Even as it crafted this narrative, Uber’s senior leadership were aware drivers were earning less than minimum wage, internal emails show.
In at least one crucial jurisdiction — the Netherlands, where the company’s international headquarters are based — earnings data from December 2014 showed that, when factoring in all operating costs like insurance and car maintenance, Amsterdam drivers averaged a subminimum wage of 7.2 euros an hour.
Despite those low earnings, the company determined it could still slash fares without losing workers — because, Uber staff noted, drivers often didn’t calculate costs beyond Uber’s cut and gas.
The company lured drivers and passengers to its platform by offering bonuses and other incentives. It then cut back on subsidies, stripping workers of income they had come to rely on.
“Make sure drivers don’t end up making more than they need to stick around,” says one internal presentation from January 2015 on how to succeed in new markets.
Uber’s spokesperson said workers value the “flexibility” gig work offers, and that drivers’ earnings globally are near or at an all-time high.
“Since 2017 … we have worked hard to improve our relationship with drivers, innovating to make their day-to-day experience with Uber better, listening to their feedback, and advocating globally for more benefits and protections,” Hazelbaker said.
But in Canada, critics say Uber largely sold — and entrenched — its business model.
“They have been playing our policymakers. They have been playing John Tory. And they leave cities in a mess,” said Thorben Wieditz, an organizer with RideFair TO, a coalition advocating for stricter regulation of the gig economy.

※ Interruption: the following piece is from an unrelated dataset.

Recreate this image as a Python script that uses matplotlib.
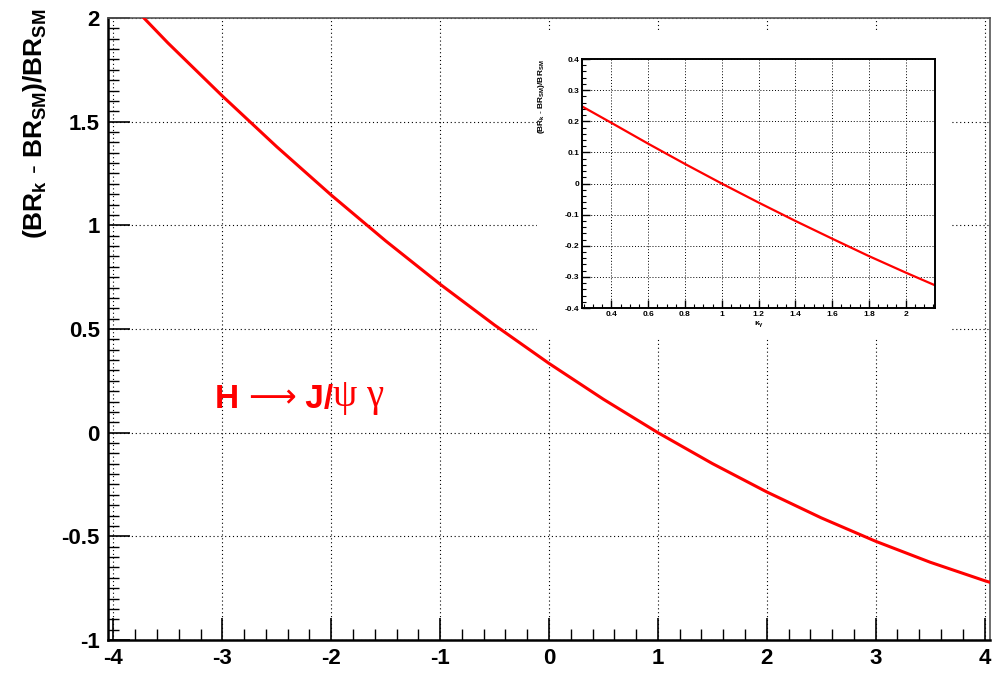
import matplotlib
matplotlib.use("Agg")
import matplotlib.pyplot as plt
from matplotlib.ticker import MultipleLocator
from matplotlib.patches import Rectangle

plt.rcParams['font.family'] = ['Liberation Sans', 'DejaVu Sans']
plt.rcParams['mathtext.fontset'] = 'custom'
plt.rcParams['mathtext.rm'] = 'Liberation Sans:bold'
plt.rcParams['mathtext.it'] = 'Liberation Sans:bold'
plt.rcParams['mathtext.bf'] = 'Liberation Sans:bold'

# relative change of the branching ratio versus kappa_gamma (wide range)
kappa = [-3.72, -3.5, -3.0, -2.5, -2.0, -1.5, -1.0, -0.5, 0.0, 0.5,
         1.0, 1.5, 2.0, 2.5, 3.0, 3.5, 4.0, 4.05]
delta_br = [2.0, 1.88, 1.624, 1.379, 1.146, 0.925, 0.716, 0.519, 0.334, 0.161,
            0.0, -0.149, -0.286, -0.411, -0.524, -0.625, -0.714, -0.722]

# zoomed range around the SM point
kappa_zoom = [0.24, 0.4, 0.6, 0.8, 1.0, 1.2, 1.4, 1.6, 1.8, 2.0, 2.16]
delta_zoom = [0.248, 0.195, 0.128, 0.063, 0.0, -0.061, -0.120, -0.177, -0.233, -0.286, -0.327]

xticks = [-4, -3, -2, -1, 0, 1, 2, 3, 4]
yticks = [-1, -0.5, 0, 0.5, 1, 1.5, 2]
ytick_labels = ['-1', '-0.5', '0', '0.5', '1', '1.5', '2']

fig = plt.figure(figsize=(9.96, 6.77), dpi=100)
ax = fig.add_axes([0.1084, 0.0547, 0.8856, 0.9187])

grid_style = dict(color='black', linestyle=(0, (1, 2.5)), linewidth=0.8)

ax.plot(kappa, delta_br, color='red', lw=2.2, zorder=3)
ax.set_xlim(-4.05, 4.05)
ax.set_ylim(-1, 2)
ax.set_xticks(xticks)
ax.set_xticklabels([str(t) for t in xticks])
ax.set_yticks(yticks)
ax.set_yticklabels(ytick_labels)
ax.xaxis.set_minor_locator(MultipleLocator(0.2))
ax.yaxis.set_minor_locator(MultipleLocator(0.05))
ax.tick_params(which='major', direction='in', length=16, width=1.2,
               labelsize=16, pad=6, top=False, right=False)
ax.tick_params(which='minor', direction='in', length=8, width=1.0,
               top=False, right=False)
for lab in ax.get_xticklabels() + ax.get_yticklabels():
    lab.set_fontweight('bold')
ax.grid(True, which='major', **grid_style)
ax.set_axisbelow(True)
for side in ['left', 'bottom']:
    ax.spines[side].set_linewidth(1.8)
for side in ['top', 'right']:
    ax.spines[side].set_linewidth(1.2)
    ax.spines[side].set_color('#555555')

fig.text(0.035, 1 - 8 / 677, r"$(BR_{k}$ - $BR_{SM})/BR_{SM}$",
         rotation=90, ha='center', va='top', fontsize=19)

# process label: H -> J/psi gamma
t1 = ax.text(-3.07, 0.12, "H ", color='red', fontsize=24,
             fontweight='bold', va='baseline', ha='left', zorder=4)
t2 = ax.annotate("\u27f6", xy=(1, 0), xycoords=t1, color='red', fontsize=24,
                 family=['DejaVu Sans'], va='bottom', ha='left', zorder=4)
t3 = ax.annotate(" J/", xy=(1, 0), xycoords=t2, color='red', fontsize=24,
                 fontweight='bold', va='bottom', ha='left', zorder=4)
ax.annotate("\u03c8 \u03b3", xy=(1, 0), xycoords=t3, color='red', fontsize=28,
            family=['Liberation Serif', 'DejaVu Serif'], va='bottom', ha='left',
            zorder=4)

# white backdrop for the inset
ax.add_patch(Rectangle((0.539, 0.5007), 0.417, 0.455, transform=fig.transFigure,
                       facecolor='white', edgecolor='none', zorder=2.5,
                       clip_on=False))

axin = fig.add_axes([0.5843, 0.545, 0.3545, 0.3678], zorder=5)
axin.plot(kappa_zoom, delta_zoom, color='red', lw=1.6)
axin.set_xlim(0.24, 2.16)
axin.set_ylim(-0.4, 0.4)
axin.set_xticks([0.4, 0.6, 0.8, 1.0, 1.2, 1.4, 1.6, 1.8, 2.0])
axin.set_xticklabels(['0.4', '0.6', '0.8', '1', '1.2', '1.4', '1.6', '1.8', '2'])
axin.set_yticks([-0.4, -0.3, -0.2, -0.1, 0, 0.1, 0.2, 0.3, 0.4])
axin.set_yticklabels(['-0.4', '-0.3', '-0.2', '-0.1', '0', '0.1', '0.2', '0.3', '0.4'])
axin.xaxis.set_minor_locator(MultipleLocator(0.05))
axin.yaxis.set_minor_locator(MultipleLocator(0.02))
axin.tick_params(which='major', direction='in', length=6, width=1.0,
                 labelsize=6, pad=2, top=False, right=False)
axin.tick_params(which='minor', direction='in', length=3, width=0.8,
                 top=False, right=False)
for lab in axin.get_xticklabels() + axin.get_yticklabels():
    lab.set_fontweight('bold')
axin.grid(True, which='major', color='black', linestyle=(0, (1, 2)), linewidth=0.7)
axin.set_axisbelow(True)
for side in axin.spines.values():
    side.set_linewidth(1.4)
axin.set_xlabel(r"$\kappa_{\gamma}$", fontsize=6, labelpad=1)
axin.set_ylabel(r"$(BR_{k}$ - $BR_{SM})/BR_{SM}$", fontsize=6, labelpad=2)
axin.yaxis.set_label_coords(-0.1, 1.0)
axin.yaxis.label.set_va('bottom')
axin.yaxis.label.set_ha('right')

fig.savefig("out.png", dpi=100)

In April, Queen’s Park passed new gig economy laws, which include gig workers’ right to know how algorithms determine their pay. The legislation also guarantees minimum wage for “engaged time” on apps.
These changes are “a crucial first step in providing foundational rights to hundreds of thousands of people in a growing sector of our economy,” said Harry Godfrey, press secretary to the province’s labour minister.
Workers will only be entitled to minimum wage for the minutes spent actively picking up and dropping people off — leaving on average 40.5 per cent of their time uncompensated, City of Toronto data shows. (Uber says drivers can work for other apps during that time.)
The reforms also do not address workers’ employment status, which, to critics, remains the crux of the gig economy’s failings.
Treating workers as employees is “the way to solve the problem,” said delivery courier Scott.
And, said Wieditz, the minimum wage floor established by the province means little in Toronto without a cap on ride-hailing vehicles — a proposition the city has so far resisted.
The more drivers on the platform, the greater the competition for trips, diluting individual earning potential, he said.
Today, some of the world leaders who once warmly embraced the platform economy have changed their tune. In the US, President Joe Biden is now promising to “crack down on employee misclassification” that strips them of basic entitlements.
As the shine wears off app companies’ early promises, Wieditz says Uber’s legacy in Toronto and Canada is much different than the elegant vision outlined at the Canadian Club eight years ago.
To Wieditz, one company’s ability to evade minimum standards paves the way for other companies to do the same — an issue he calls the “contagion” problem.
“Uber’s playbook is similar to the playbook of other big platforms,” he said.